Sunday, May 19, 2019

Financed by thermostat







It's a brilliant idea.

Huge money maker.

Eventually you'll be seeing them everywhere, but hopefully you'll remember that you first heard about them right here: Revenue Generating Thermostats.

How did I think of this genius... contraption? I don't know really. It was a moment of serendipity. 

It was the first warm Spring day of the year and my co-workers were complaining about the library being too hot, a common Summer refrain here. On a simultaneous, but unrelated note, someone said something about decreased revenue related to our considering getting rid of late fines on Children's materials, and some flash of genius detonated in my head.

I saw a vision of Caravaggio paintings.

The Churches of Rome are amazing. One of the most amazing things about them is that several of them have some of the greatest paintings ever made, hanging humbly in the side chapels. So a person goes into a Roman Church for free, for example, wanders down the aisle to see a set of three wildly famous Caravaggios, but unfortunately finds that the paintings are only roughly visible in the church's gloom.

However, there is a saving grace. There's a coin box on the wall. One puts a euro in the box, it clicks like a circuit breaker tripping, and, poof, the masterworks are all marvelously lit up for everyone's viewing pleasure. At least for a minute or two.
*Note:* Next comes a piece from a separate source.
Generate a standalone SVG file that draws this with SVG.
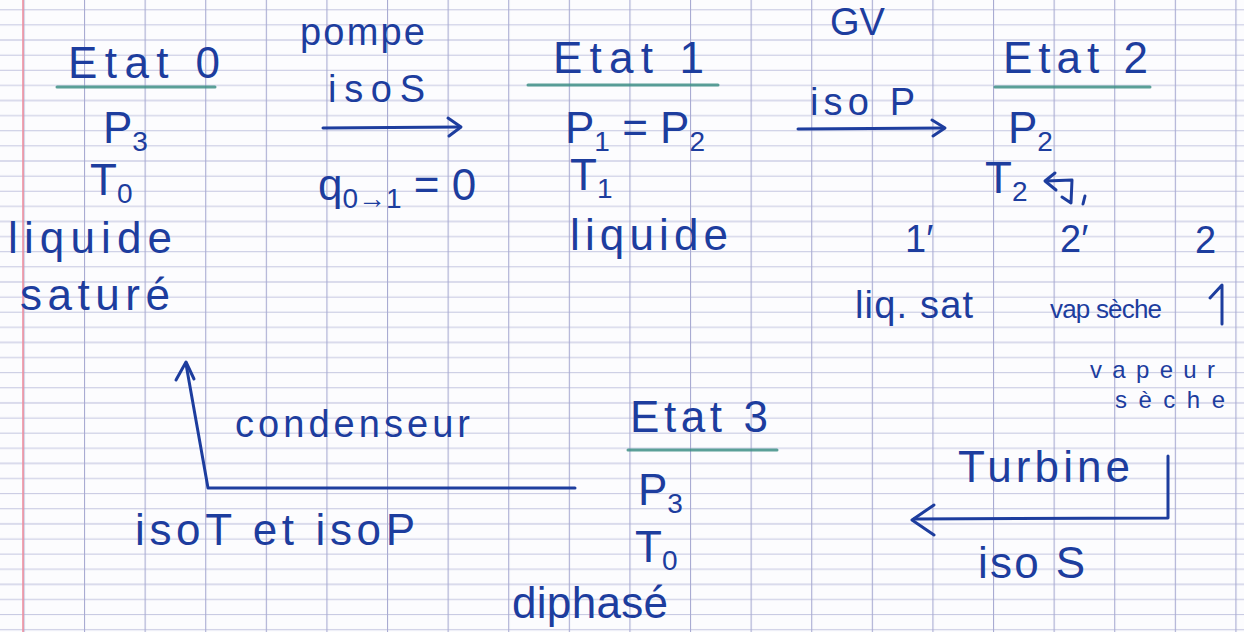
<svg xmlns="http://www.w3.org/2000/svg" width="1244" height="632" viewBox="0 0 1244 632">
  <defs>
    <style>
      .ink { fill: #1d3d9e; font-family: "Liberation Sans", "DejaVu Sans", sans-serif; }
      .big { font-size: 44px; }
      .mid { font-size: 38px; }
      .small { font-size: 26px; }
      .tiny { font-size: 24px; }
      .sub { font-size: 28px; }
      .stroke { fill: none; stroke: #1d3d9e; stroke-width: 3; stroke-linecap: round; stroke-linejoin: round; }
      .uline { fill: none; stroke: #3e8f86; stroke-width: 3; stroke-linecap: round; opacity: 0.85; }
    </style>
    <!-- Seyès ruled paper: thin rows every 15.12px, vertical rules every 60.6px -->
    <pattern id="seyes" patternUnits="userSpaceOnUse" x="84" y="9.3" width="60.6" height="60.48">
      <line x1="0" y1="0.5" x2="60.6" y2="0.5" stroke="#c4c6e0" stroke-width="1"/>
      <line x1="0" y1="15.62" x2="60.6" y2="15.62" stroke="#c4c6e0" stroke-width="1"/>
      <line x1="0" y1="30.74" x2="60.6" y2="30.74" stroke="#b8bad9" stroke-width="1.2"/>
      <line x1="0" y1="45.86" x2="60.6" y2="45.86" stroke="#c4c6e0" stroke-width="1"/>
      <line x1="0.5" y1="0" x2="0.5" y2="60.48" stroke="#a9abd2" stroke-width="1.2"/>
    </pattern>
  </defs>

  <!-- paper -->
  <rect width="1244" height="632" fill="#fcfcfe"/>
  <rect width="1244" height="632" fill="url(#seyes)"/>
  <line x1="23" y1="0" x2="23" y2="632" stroke="#ee8f9f" stroke-width="1.6"/>

  <!-- connectors -->
  <g id="connectors">
    <!-- pump: 0 -> 1 -->
    <path class="stroke" d="M323,128 L460,127"/>
    <path class="stroke" d="M448,118 L461,127 L449,136"/>
    <!-- steam generator: 1 -> 2 -->
    <path class="stroke" d="M798,129 L944,128"/>
    <path class="stroke" d="M932,120 L945,128 L933,136"/>
    <!-- turbine: 2 -> 3 -->
    <path class="stroke" d="M1168,456 L1168,518 L914,519"/>
    <path class="stroke" d="M934,505 L912,520 L934,535"/>
    <!-- condenser: 3 -> 0 -->
    <path class="stroke" d="M575,488 L208,488 L186,364"/>
    <path class="stroke" d="M176,380 L186,362 L194,379"/>
  </g>

  <!-- state 0 -->
  <g id="etat0">
    <text class="ink big" x="68" y="78" textLength="152">Etat 0</text>
    <path class="uline" d="M57,87 L215,87"/>
    <text class="ink big" x="103" y="143">P<tspan class="sub" dy="8">3</tspan></text>
    <text class="ink big" x="90" y="195">T<tspan class="sub" dy="8">0</tspan></text>
    <text class="ink big" x="8" y="253" textLength="164">liquide</text>
    <text class="ink big" x="20" y="310" textLength="150">saturé</text>
  </g>

  <!-- pump label -->
  <g id="pompe">
    <text class="ink mid" x="300" y="45" textLength="125">pompe</text>
    <text class="ink mid" x="328" y="102" textLength="97">isoS</text>
    <text class="ink big" x="318" y="200">q<tspan class="sub" dy="8">0→1</tspan><tspan dy="-8"> = 0</tspan></text>
  </g>

  <!-- state 1 -->
  <g id="etat1">
    <text class="ink big" x="553" y="73" textLength="151">Etat 1</text>
    <path class="uline" d="M528,85 L718,85"/>
    <text class="ink big" x="565" y="143">P<tspan class="sub" dy="8">1</tspan><tspan dy="-8"> = P</tspan><tspan class="sub" dy="8">2</tspan></text>
    <text class="ink big" x="570" y="190">T<tspan class="sub" dy="8">1</tspan></text>
    <text class="ink big" x="570" y="250" textLength="158">liquide</text>
  </g>

  <!-- steam generator label -->
  <g id="gv">
    <text class="ink mid" x="830" y="35">GV</text>
    <text class="ink mid" x="810" y="115" textLength="105">iso P</text>
  </g>

  <!-- state 2 -->
  <g id="etat2">
    <text class="ink big" x="1003" y="73" textLength="145">Etat 2</text>
    <path class="uline" d="M995,87 L1150,87"/>
    <text class="ink big" x="1008" y="143">P<tspan class="sub" dy="8">2</tspan></text>
    <text class="ink big" x="985" y="193">T<tspan class="sub" dy="8">2</tspan></text>
    <!-- hooked arrow pointing back at T2 -->
    <path class="stroke" d="M1055,173 L1045,181 L1056,190"/>
    <path class="stroke" d="M1046,181 L1072,180 L1071,203 L1062,197"/>
    <path class="stroke" d="M1085,196 L1083,204"/>
    <text class="ink mid" x="905" y="252">1′</text>
    <text class="ink mid" x="1060" y="252">2′</text>
    <text class="ink mid" x="1195" y="253">2</text>
    <text class="ink mid" x="855" y="318" textLength="118">liq. sat</text>
    <text class="ink small" x="1050" y="318" textLength="112">vap sèche</text>
    <path class="stroke" d="M1222,324 L1222,285 L1210,298"/>
    <text class="ink tiny" x="1090" y="378" textLength="125">vapeur</text>
    <text class="ink tiny" x="1115" y="408" textLength="110">sèche</text>
  </g>

  <!-- turbine label -->
  <g id="turbine">
    <text class="ink big" x="958" y="482" textLength="172">Turbine</text>
    <text class="ink big" x="978" y="578" textLength="107">iso S</text>
  </g>

  <!-- state 3 -->
  <g id="etat3">
    <text class="ink big" x="630" y="432" textLength="138">Etat 3</text>
    <path class="uline" d="M628,450 L777,450"/>
    <text class="ink big" x="638" y="505">P<tspan class="sub" dy="8">3</tspan></text>
    <text class="ink big" x="635" y="562">T<tspan class="sub" dy="8">0</tspan></text>
    <text class="ink big" x="512" y="618" textLength="156">diphasé</text>
  </g>

  <!-- condenser label -->
  <g id="condenseur">
    <text class="ink mid" x="235" y="437" textLength="235">condenseur</text>
    <text class="ink big" x="135" y="545" textLength="280">isoT et isoP</text>
  </g>
</svg>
All these things collided in my head at once and I thought: What if the library thermostat, which we locally have no control over, were instead adjustable for money? There would be two boxes, a blue box and a red box. If one puts money in the blue box it makes the building cooler. If one puts money in the red box it gets warmer. The more money one puts in the box the colder (or warmer) it gets.

It would be a cash cow.

Picture this: a group of boiling library workers gather to complain; about the heat, management, county directives, library patrons, and so on. Someone proposes a collection of quarters to cool the place off. Three dollars are gathered and plunked into the blue box. The temperature drops a few degrees. A patron living on a combination of vegetable juices and our public Internet computers catches a chill as a result of the dipping temperature. She pops up to throw a dollar or two into the red box. An overheated child running through the kid's room begs a dollar from her mom to put in the blue box. A sensitive and readily freezing Senior Citizen promptly and angrily plunks ten dollars into the red box, and it's soon 85 degrees in the library.
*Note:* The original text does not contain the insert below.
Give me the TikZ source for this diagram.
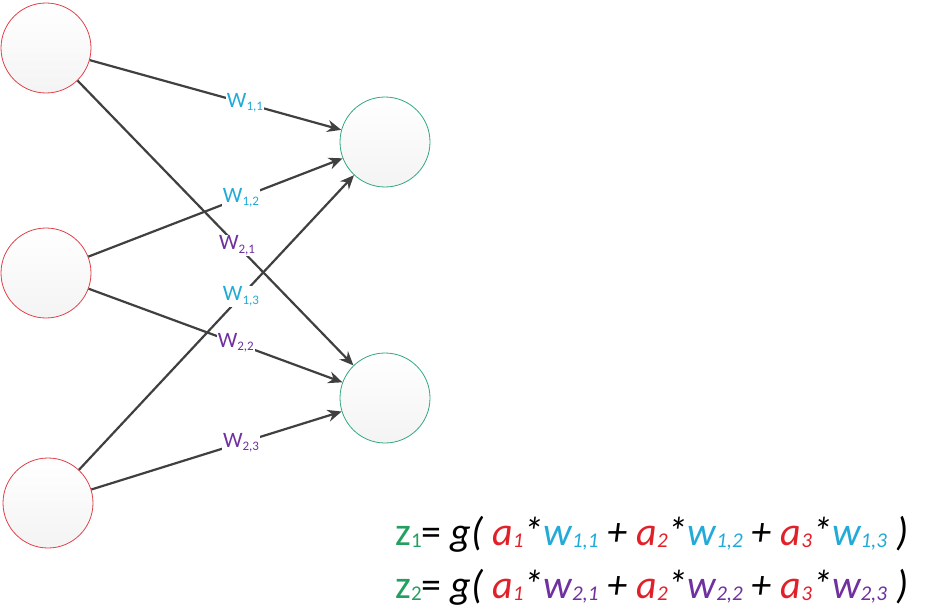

It's a war. An endless, hard fought, desperate, passionate war, and in this war the library will have cornered the market on arms sales. The hell with kid's fines. We might be able to end all late fines.

But it's not just the money. Not a day goes by where one of my co-workers doesn't complain about the temperature one way or another, usually both ways. People using the big meeting room are generally incensed about it being too hot. Just yesterday a patron with seven-inch-long fingernails went into a long, surprisingly informed tirade about how we spent x amount of dollars on our remodeled building but can't properly heat or cool our building, I can't remember which. Well, none of that will be the library's fault anymore. With the red and blue Revenue Generating Thermostats everyone will be empowered! 

Sure, rich people will be more empowered than poor ones. And competition will make everyone like hamsters on wheels. But that's just Capitalism. In Capitalism everyone can suffer, in varying degrees, and have it be their own fault.

We can't do anything about that!

I mean, except make some money off of it.